The hotel industry is a small industry where we might be blunt and direct with each other during the day but we’re going to have a drink and talk about our kids and dogs later that evening. The relationships are very genuine and it’s a big part of what keeps me moving.
Many of us here at Travel Tripper are avid travelers. What’s your most memorable travel experience?
I’ve traveled quite a bit over the years, mainly for work purposes. I haven’t traveled much internationally, but I’ve been to just about every corner of the United States. In those travels, I’ve always been more interested in the local spots over the tourist traps. My most memorable travel experience was taking a few days off in between work trips and going to Ellicottville, NY, to go mountain biking and check out their craft beer bars. While I was there, I had no structure or responsibility, and the people I met were happy and welcoming—it was a great place to be.
How do you plan and prepare for your leisure trips?
I bring the minimum—carry-on luggage only. I also take advantage of the hotel toiletries. It’s about traveling light and staying nimble. Besides clothing, I make sure that I have some noise-cancelling headphones, a book that I’ve been meaning to read or finish reading, and a few Spotify playlists ready to go.
Do you have a passion project or side hustle?

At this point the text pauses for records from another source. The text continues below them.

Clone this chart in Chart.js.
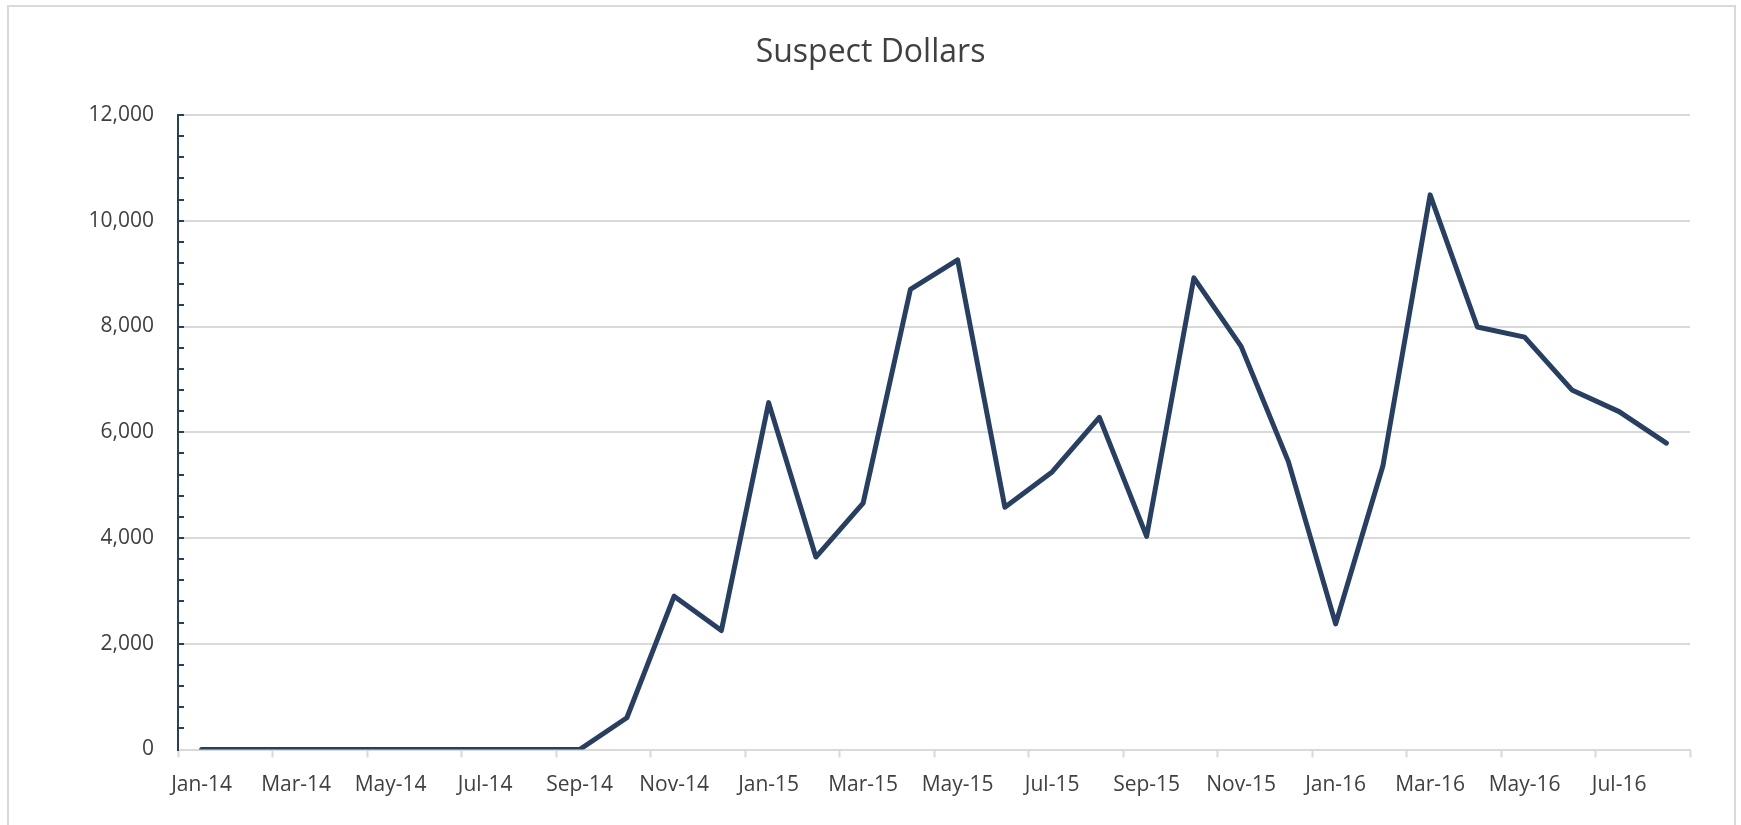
<!DOCTYPE html>
<html>
<head>
<meta charset="utf-8">
<script src="https://cdn.jsdelivr.net/npm/chart.js@4/dist/chart.umd.min.js"></script>
<style>
  html, body { margin: 0; padding: 0; background: #fff; }
  #frame {
    position: absolute; left: 7px; top: 5px; width: 1729px; height: 840px;
    border: 2px solid #d9d9d9; box-sizing: border-box;
  }
  #wrap { position: absolute; left: 0; top: 0; width: 1741px; height: 825px; }
</style>
</head>
<body>
<div id="frame"></div>
<div id="wrap"><canvas id="chart"></canvas></div>
<script>
// monthly labels Jan-14 .. Aug-16
const months = [
  'Jan-14', 'Feb-14', 'Mar-14', 'Apr-14', 'May-14', 'Jun-14', 'Jul-14', 'Aug-14',
  'Sep-14', 'Oct-14', 'Nov-14', 'Dec-14',
  'Jan-15', 'Feb-15', 'Mar-15', 'Apr-15', 'May-15', 'Jun-15', 'Jul-15', 'Aug-15',
  'Sep-15', 'Oct-15', 'Nov-15', 'Dec-15',
  'Jan-16', 'Feb-16', 'Mar-16', 'Apr-16', 'May-16', 'Jun-16', 'Jul-16', 'Aug-16'
];

const suspectDollars = [
  0, 0, 0, 0, 0, 0, 0, 0, 0, 600, 2900, 2250,
  6560, 3640, 4660, 8700, 9260, 4580, 5250, 6280, 4030, 8920, 7625, 5445,
  2375, 5360, 10490, 7990, 7800, 6800, 6390, 5795
];

const yMin = 0;
const yMax = 12000;
const yMajor = 2000;
const yMinor = 400;

const textColor = '#404040';
const gridColor = '#d9d9d9';
const lineColor = '#263f63';

new Chart(document.getElementById('chart'), {
  type: 'line',
  data: {
    labels: months,
    datasets: [{
      label: 'Suspect Dollars',
      data: suspectDollars,
      borderColor: lineColor,
      backgroundColor: lineColor,
      borderWidth: 5,
      borderCapStyle: 'round',
      borderJoinStyle: 'round',
      tension: 0,
      pointRadius: 0,
      fill: false
    }]
  },
  options: {
    responsive: true,
    maintainAspectRatio: false,
    animation: false,
    layout: { padding: 0 },
    plugins: {
      legend: { display: false },
      tooltip: { enabled: false },
      title: {
        display: true,
        text: 'Suspect Dollars',
        color: textColor,
        font: { family: 'Open Sans', size: 32, weight: 'normal' },
        padding: { top: 34, bottom: 42.6 }
      }
    },
    scales: {
      x: {
        offset: true,
        grid: {
          offset: true,
          drawOnChartArea: false,
          drawTicks: true,
          tickLength: 8,
          tickWidth: 2,
          tickColor: (ctx) => (ctx.index === undefined || ctx.index % 2 === 0) ? gridColor : 'rgba(0,0,0,0)'
        },
        border: { color: gridColor, width: 2 },
        ticks: {
          autoSkip: false,
          maxRotation: 0,
          color: textColor,
          font: { family: 'Open Sans', size: 21 },
          padding: 15,
          callback: function (value, index) {
            return index % 2 === 0 ? this.getLabelForValue(value) : '';
          }
        },
        afterFit: (scale) => { scale.height = 75.5; }
      },
      y: {
        min: yMin,
        max: yMax,
        grid: {
          color: (ctx) => (ctx.tick && ctx.tick.value % yMajor === 0) ? gridColor : 'rgba(0,0,0,0)',
          lineWidth: 2,
          drawTicks: true,
          tickLength: -6,
          tickWidth: 2,
          tickColor: lineColor
        },
        border: { color: lineColor, width: 2 },
        ticks: {
          stepSize: yMinor,
          autoSkip: false,
          color: textColor,
          font: { family: 'Open Sans', size: 21 },
          padding: 30,
          callback: (v) => v % yMajor === 0 ? v.toLocaleString('en-US') : ''
        },
        afterFit: (scale) => { scale.width = 178; }
      },
      // empty right-hand margin so the title stays centred on the whole frame
      yRight: {
        position: 'right',
        display: true,
        grid: { display: false, drawTicks: false },
        border: { display: false },
        ticks: { display: false },
        afterFit: (scale) => { scale.width = 51; }
      }
    }
  }
});
</script>
</body>
</html>
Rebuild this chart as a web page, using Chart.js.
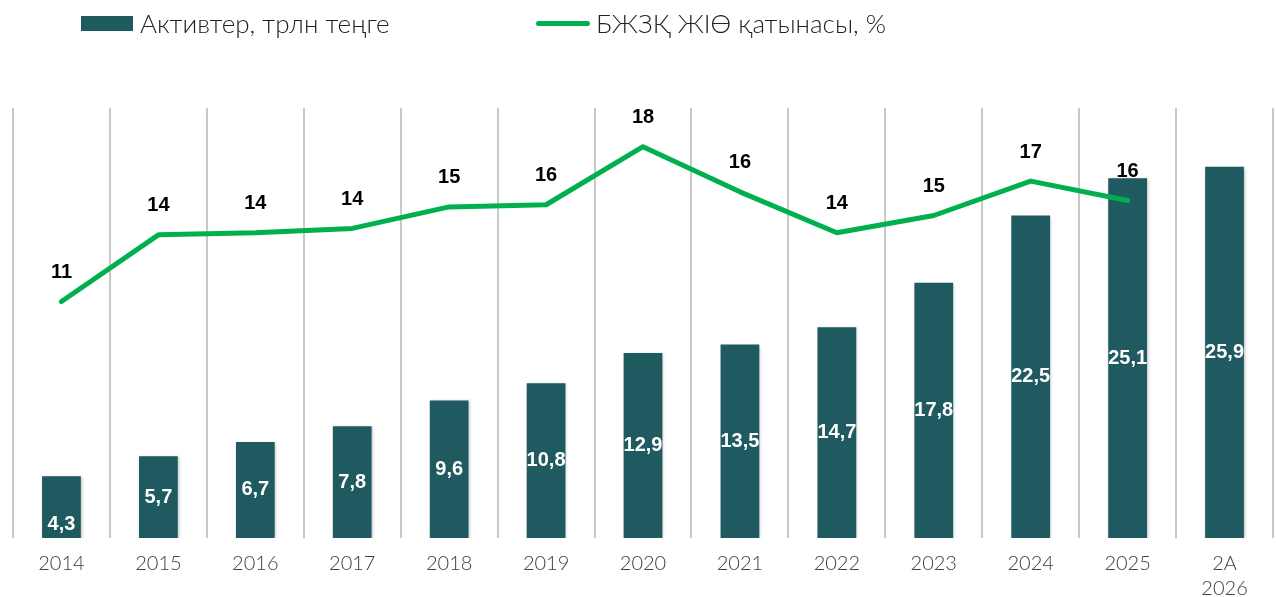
<!DOCTYPE html>
<html>
<head>
<meta charset="utf-8">
<script src="https://cdn.jsdelivr.net/npm/chart.js@4"></script>
<style>
  html, body { margin: 0; padding: 0; background: #fff; overflow: hidden; }
  #wrap { position: relative; width: 1276px; height: 597px; overflow: hidden; }
  #legend { position: absolute; top: 0; left: 0; width: 1276px; height: 50px;
            font-family: Lato, "Open Sans", sans-serif; font-weight: 300; font-size: 26px; color: #222; }
  .item { position: absolute; top: 7px; display: flex; align-items: center; }
  .box { width: 52px; height: 15px; background: #1f5a60; margin-right: 7px; }
  .ln { width: 54px; height: 5px; border-radius: 3px; background: #00b04f; margin-right: 6px; }
</style>
</head>
<body>
<div id="wrap">
  <div id="legend">
    <div class="item" style="left:81px"><span class="box"></span><span>Активтер, трлн теңге</span></div>
    <div class="item" style="left:536px"><span class="ln"></span><span>БЖЗҚ ЖІӨ қатынасы, %</span></div>
  </div>
  <canvas id="chart" width="1276" height="614"></canvas>
</div>
<script>
// Data
const years = ['2014', '2015', '2016', '2017', '2018', '2019', '2020', '2021', '2022', '2023', '2024', '2025', ['2А', '2026']];
const assets = [4.3, 5.7, 6.7, 7.8, 9.6, 10.8, 12.9, 13.5, 14.7, 17.8, 22.5, 25.1, 25.9];
const gdpShare = [11.0, 14.1, 14.2, 14.4, 15.4, 15.5, 18.2, 16.1, 14.2, 15.0, 16.6, 15.7, null];

const fmt = v => v.toFixed(1).replace('.', ',');

// soft shadow under the bars
const barShadow = {
    id: 'barShadow',
    beforeDatasetDraw(chart, args) {
        if (args.index !== 1) return;
        const ctx = chart.ctx;
        ctx.save();
        ctx.shadowColor = 'rgba(0,0,0,0.25)';
        ctx.shadowBlur = 3;
        ctx.shadowOffsetX = 1;
        ctx.shadowOffsetY = 1;
    },
    afterDatasetDraw(chart, args) {
        if (args.index !== 1) return;
        chart.ctx.restore();
    }
};

// labels plugin
const valueLabels = {
    id: 'valueLabels',
    afterDatasetsDraw(chart) {
        const ctx = chart.ctx;
        ctx.save();
        ctx.textAlign = 'center';
        ctx.textBaseline = 'middle';

        // bars - white, in middle
        ctx.font = 'bold 20px "Liberation Sans", Arial, sans-serif';
        ctx.fillStyle = '#ffffff';
        chart.getDatasetMeta(1).data.forEach((bar, i) => {
            const mid = (bar.y + bar.base) / 2;
            // first bar is short, label sits near its bottom
            ctx.fillText(fmt(assets[i]), bar.x, i === 0 ? bar.base - 14 : mid);
        });

        // line - black, above point
        ctx.font = 'bold 20px "Liberation Sans", Arial, sans-serif';
        ctx.fillStyle = '#000000';
        chart.getDatasetMeta(0).data.forEach((pt, i) => {
            if (gdpShare[i] == null) return;
            ctx.fillText(Math.round(gdpShare[i]), pt.x, pt.y - 29);
        });
        ctx.restore();
    }
};

new Chart(document.getElementById('chart'), {
    type: 'bar',
    data: {
        labels: years,
        datasets: [{
            type: 'line',
            label: 'БЖЗҚ ЖІӨ қатынасы, %',
            data: gdpShare,
            yAxisID: 'y2',
            borderColor: '#00b04f',
            borderWidth: 5,
            borderCapStyle: 'round',
            borderJoinStyle: 'round',
            pointRadius: 0,
            tension: 0,
            order: 0
        }, {
            label: 'Активтер, трлн теңге',
            data: assets,
            yAxisID: 'y',
            backgroundColor: '#1f5a60',
            categoryPercentage: 1,
            barPercentage: 0.4,
            order: 1
        }]
    },
    options: {
        responsive: false,
        animation: false,
        layout: { padding: { top: 108, left: 13, right: 3, bottom: 0 } },
        plugins: { legend: { display: false }, tooltip: { enabled: false } },
        scales: {
            x: {
                grid: { color: '#c8c8c8', lineWidth: 2, drawTicks: false, offset: true },
                border: { display: false },
                ticks: {
                    color: '#404040',
                    padding: 13,
                    font: { family: 'Lato, "Open Sans", sans-serif', weight: 300, size: 20, lineHeight: 1.25 }
                }
            },
            y: { display: false, min: 0, max: 30 },
            y2: { display: false, min: 0, max: 20, position: 'right' }
        }
    },
    plugins: [barShadow, valueLabels]
});
</script>
</body>
</html>
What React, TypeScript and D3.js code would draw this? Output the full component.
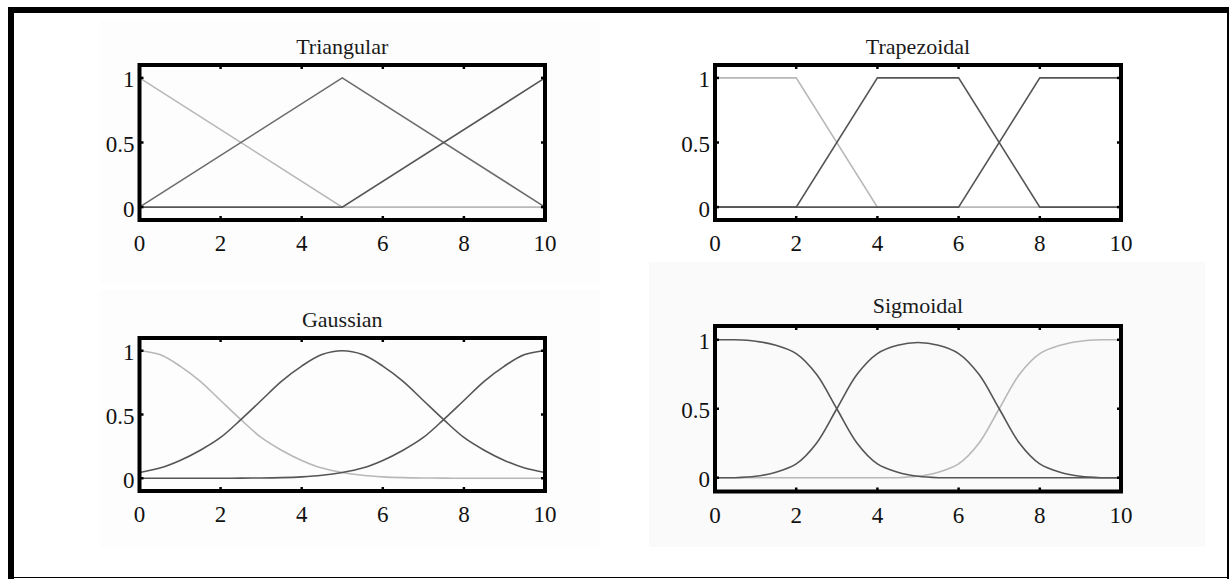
import React from 'react';
import * as d3 from 'd3';

// Axis ticks shared by all four subplots
const xTicks = [0, 2, 4, 6, 8, 10];
const yTicks = [0, 0.5, 1];
const yTickLabels = ['0', '0.5', '1'];

// Triangular membership functions (breakpoints)
const triX = [0, 5, 10];
const triLow = [1, 0, 0];
const triMid = [0, 1, 0];
const triHigh = [0, 0, 1];

// Trapezoidal membership functions (breakpoints)
const trapX = [0, 2, 4, 6, 8, 10];
const trapLow = [1, 1, 0, 0, 0, 0];
const trapMid = [0, 0, 1, 1, 0, 0];
const trapHigh = [0, 0, 0, 0, 1, 1];

// Sample grid for the smooth functions
const smoothX = [0, 0.5, 1, 1.5, 2, 2.5, 3, 3.5, 4, 4.5, 5, 5.5, 6, 6.5, 7, 7.5, 8, 8.5, 9, 9.5, 10];

// Gaussian membership functions
const gaussLow = [1, 0.97, 0.88, 0.76, 0.61, 0.46, 0.32, 0.22, 0.14, 0.08, 0.045, 0.023, 0.011, 0.005, 0.002, 0.001, 0, 0, 0, 0, 0];
const gaussMid = [0.045, 0.08, 0.14, 0.22, 0.32, 0.46, 0.61, 0.76, 0.88, 0.97, 1, 0.97, 0.88, 0.76, 0.61, 0.46, 0.32, 0.22, 0.14, 0.08, 0.045];
const gaussHigh = [0, 0, 0, 0, 0, 0.001, 0.002, 0.005, 0.011, 0.023, 0.045, 0.08, 0.14, 0.22, 0.32, 0.46, 0.61, 0.76, 0.88, 0.97, 1];

// Sigmoidal membership functions
const sigLow = [1, 1, 0.99, 0.96, 0.9, 0.75, 0.5, 0.25, 0.1, 0.04, 0.01, 0, 0, 0, 0, 0, 0, 0, 0, 0, 0];
const sigMid = [0, 0, 0.01, 0.04, 0.1, 0.25, 0.5, 0.75, 0.9, 0.96, 0.98, 0.96, 0.9, 0.75, 0.5, 0.25, 0.1, 0.04, 0.01, 0, 0];
const sigHigh = [0, 0, 0, 0, 0, 0, 0, 0, 0, 0, 0.01, 0.04, 0.1, 0.25, 0.5, 0.75, 0.9, 0.96, 0.99, 1, 1];

const LIGHT = '#b8b8b8';
const MID = '#6c6c6c';
const DARK = '#555555';

type Series = { x: number[]; y: number[]; color: string };
type Panel = {
  title: string;
  left: number;
  right: number;
  top: number;
  bottom: number;
  titleY: number;
  smooth: boolean;
  series: Series[];
};

const panels: Panel[] = [
  {
    title: 'Triangular', left: 139.5, right: 545, top: 65, bottom: 220, titleY: 54, smooth: false,
    series: [
      { x: triX, y: triLow, color: LIGHT },
      { x: triX, y: triMid, color: MID },
      { x: triX, y: triHigh, color: DARK },
    ],
  },
  {
    title: 'Trapezoidal', left: 715, right: 1121, top: 65, bottom: 220, titleY: 54, smooth: false,
    series: [
      { x: trapX, y: trapLow, color: LIGHT },
      { x: trapX, y: trapMid, color: DARK },
      { x: trapX, y: trapHigh, color: DARK },
    ],
  },
  {
    title: 'Gaussian', left: 139.5, right: 545, top: 338, bottom: 491, titleY: 327, smooth: true,
    series: [
      { x: smoothX, y: gaussLow, color: LIGHT },
      { x: smoothX, y: gaussMid, color: DARK },
      { x: smoothX, y: gaussHigh, color: DARK },
    ],
  },
  {
    title: 'Sigmoidal', left: 715, right: 1121, top: 326, bottom: 491.5, titleY: 313, smooth: true,
    series: [
      { x: smoothX, y: sigHigh, color: LIGHT },
      { x: smoothX, y: sigLow, color: DARK },
      { x: smoothX, y: sigMid, color: DARK },
    ],
  },
];

const FONT = '"Liberation Serif", "Times New Roman", serif';

function Subplot({ p }: { p: Panel }) {
  const x = d3.scaleLinear().domain([0, 10]).range([p.left, p.right]);
  const y = d3.scaleLinear().domain([-0.1, 1.1]).range([p.bottom, p.top]);
  const tickLen = 4;
  return (
    <g>
      <text x={(p.left + p.right) / 2} y={p.titleY} textAnchor="middle" fontFamily={FONT} fontSize={22} fill="#1a1a1a">
        {p.title}
      </text>
      {p.series.map((s, i) => {
        const pts: [number, number][] = s.x.map((v, k) => [v, s.y[k]]);
        const line = d3
          .line<[number, number]>()
          .x((d) => x(d[0]))
          .y((d) => y(d[1]))
          .curve(p.smooth ? d3.curveCatmullRom.alpha(0.5) : d3.curveLinear);
        return <path key={i} d={line(pts) || ''} fill="none" stroke={s.color} strokeWidth={1.6} />;
      })}
      {xTicks.map((t) => (
        <g key={'x' + t}>
          <line x1={x(t)} x2={x(t)} y1={p.bottom} y2={p.bottom - tickLen} stroke="#000" strokeWidth={2.5} />
          <line x1={x(t)} x2={x(t)} y1={p.top} y2={p.top + tickLen} stroke="#000" strokeWidth={2.5} />
          <text x={x(t)} y={p.bottom + 31} textAnchor="middle" fontFamily={FONT} fontSize={23} fill="#111">
            {String(t)}
          </text>
        </g>
      ))}
      {yTicks.map((t, i) => (
        <g key={'y' + t}>
          <line x1={p.left} x2={p.left + tickLen} y1={y(t)} y2={y(t)} stroke="#000" strokeWidth={2.5} />
          <line x1={p.right} x2={p.right - tickLen} y1={y(t)} y2={y(t)} stroke="#000" strokeWidth={2.5} />
          <text x={p.left - 5} y={y(t) + 2} textAnchor="end" dominantBaseline="central" fontFamily={FONT} fontSize={23} fill="#111">
            {yTickLabels[i]}
          </text>
        </g>
      ))}
      <rect x={p.left} y={p.top} width={p.right - p.left} height={p.bottom - p.top} fill="none" stroke="#000" strokeWidth={4} />
    </g>
  );
}

export default function App() {
  return (
    <svg width={1229} height={579} style={{ position: 'absolute', left: 0, top: 0, background: '#fff' }}>
      <rect x={0} y={0} width={1229} height={579} fill="#fff" />
      {/* faint figure backgrounds */}
      <rect x={100} y={20} width={500} height={263} fill="#fdfdfd" />
      <rect x={100} y={290} width={500} height={257} fill="#fdfdfd" />
      <rect x={649} y={262} width={556} height={285} fill="#fafafa" />
      {panels.map((p) => (
        <Subplot key={p.title} p={p} />
      ))}
      {/* outer frame */}
      <rect x={8} y={7} width={1221} height={6} fill="#000" />
      <rect x={8} y={7} width={6} height={572} fill="#000" />
      <rect x={1227} y={7} width={2} height={572} fill="#000" />
      <rect x={8} y={577} width={1221} height={1} fill="#000" />
    </svg>
  );
}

I do! I’m an Ordained Minister through the Universal Life Church and I’ve been conducting wedding ceremonies since 2015 as The Alt Officiant. My first ceremony was for my brother-in-law and his then fiancée and from there it just took off.
Typically, I’m working with couples that want a non-traditional, custom, and memorable ceremony that tells their stories. To achieve that, I have multiple interview-style Skype sessions with the couple and usually some 1:1 follow-up with each person to really get into the details.
I’ve always enjoyed public speaking and have a background in music performance, so I think officiating gets me back into that space where I can work a room. Most importantly, I find it rewarding and fulfilling to contribute to the happiness of others on one of the best days of their lives.